Live at Knebworth, also known as Live Summer 2003, is a live album by English pop singer Robbie Williams, recorded and released in 2003. The album is his first live album, and is a compilation of songs performed during three consecutive shows at Knebworth Park, England on 1–3 August 2003.

The three shows attracted a total of 375,000 fans, becoming the "biggest music event in British history". It is the second fastest and biggest selling live album ever in the United Kingdom behind Williams' former band Take That's live album The Greatest Day – Take That Present: The Circus Live. It has been certified 2× Platinum by the IFPI for sales over 2 million copies.
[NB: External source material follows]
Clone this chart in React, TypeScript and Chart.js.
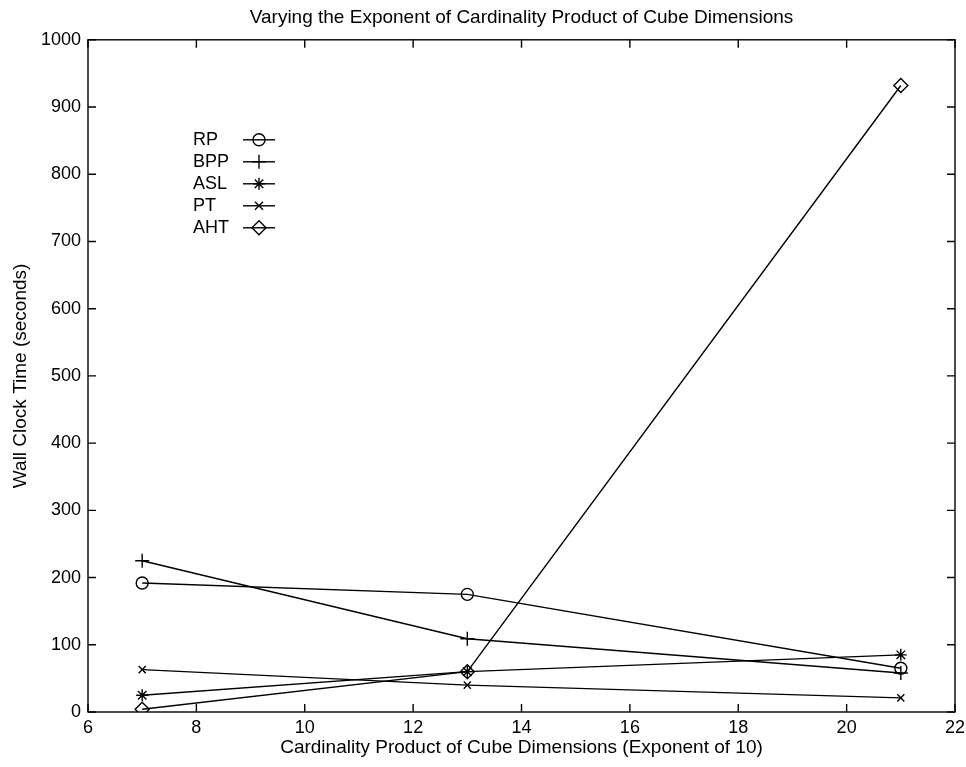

The DVD released of that Summer's three performances at Knebworth Park was titled What We Did Last Summer, a reference to the film I Know What You Did Last Summer. It went on to sell 350,000 in the United Kingdom. In Australia, the DVD went on to sell 165,000 copies, 25,000 more than the actual album.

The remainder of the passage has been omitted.